Há quatro anos, Pêgo supervisiona as atividades dos detentos na lavanderia e faz questão de elencar os requisitos necessários: “Vontade de cumprir a pena até o fim e estudar”, afirma o agente. Na sequência estão o interesse com o serviço, bom relacionamento interpessoal e organização.
Uma das lições básicas para se operar a lavadora com capacidade para 50 quilos, a secadora para 30 e a centrifugadora também para 30 quilos é nunca recolher coruja (cueca). Cada um lava a sua na própria cela.
Heverton Silva, de 26 anos, é o detento veterano da lavanderia que tem parceria com o novato Tiago Henrique Vasconcelos, de 23 anos. Juntos, eles recolhem e entregam lençóis, uniformes, cobertores, toalhas e capas dos coletes à prova de bala. O primeiro está há dois anos no setor e o segundo há sete meses. A dupla anota e numera as peças. Depois, devolve tudo para as celas de origem. Na devolução, vai uma surpresa dobrada entre as peças: versículos da Bíblia impressos por uma instituição brasileira de divulgação do livro sagrado, a Sociedade Bíblica do Brasil.
“Temos contato com vários presos e escutamos, com frequência, queixas e lamentos. Tentamos ajudar, seja encaminhando os pedidos para a direção da unidade ou pelas mensagens de fé e esperança deixadas nas entregas”, revela Heverton.
Triângulo
O Sistema Prisional de Minas Gerais conta também com a experiência profissional de detentos multifuncionais, como é o caso de Wagner Rui Filho, de 37 anos. Ele exerce as funções de pedreiro, bombeiro hidráulico e eletricista na Penitenciária Professor Aluízio Ignácio de Oliveira, em Uberaba, no Território Triângulo Sul. “Eu me sinto útil, mesmo dentro de uma penitenciária. Faço de tudo um pouco e acho que bem feito”, comenta Wagner.

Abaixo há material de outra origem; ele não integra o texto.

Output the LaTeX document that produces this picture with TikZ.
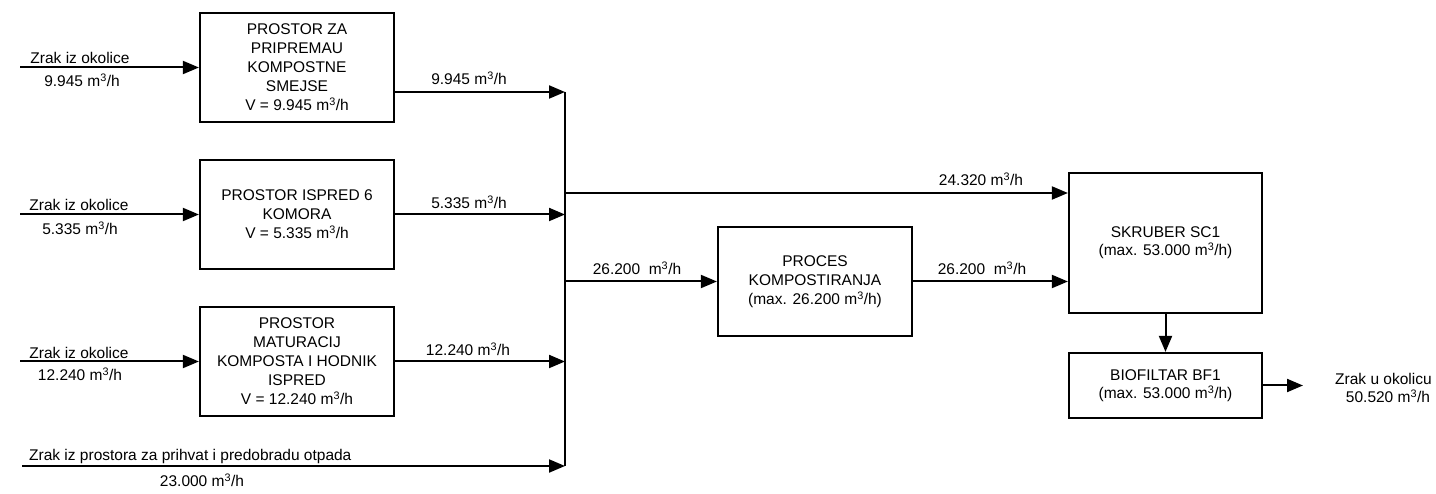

Nas frentes de trabalho também há mulheres. Damiana Aline Soares, de 28 anos, presa no pavilhão feminino da unidade de Uberaba, é responsável pela faxina. Em setembro, ela deve passar para o regime semiaberto. “Eu me sinto valorizada pelas tarefas que realizo. Sair da cela dá uma sensação de certa liberdade, um alívio”, diz.
Banco da família
Uma reforma ou melhoria em uma penitenciária não significa necessariamente mais segurança ou ampliação de vagas. No caso da construção de um banco, na área de espera para as visitas da Penitenciária José Maria Alkimin, a benfeitoria representa um pouco mais de conforto e humanização. O local já tem cobertura para dias de chuva ou sol, mas precisava aumentar o número de assentos para os familiares.
Wagner Sabino Júnior, de 25 anos, coloca a mão na massa para entregar essa obra. Já no terceiro dia de trabalho na área de manutenção da PJMA, ele se apresentou e assumiu a tarefa. “Isso aqui é uma felicidade dupla: minha família vai poder aguardar sentada a hora de entrar para me visitar e ainda voltei a uma atividade que tinha quando estava em liberdade”, conta Júnior, que recebe a mãe, a esposa e a filha menor de dois anos para visitas periódicas.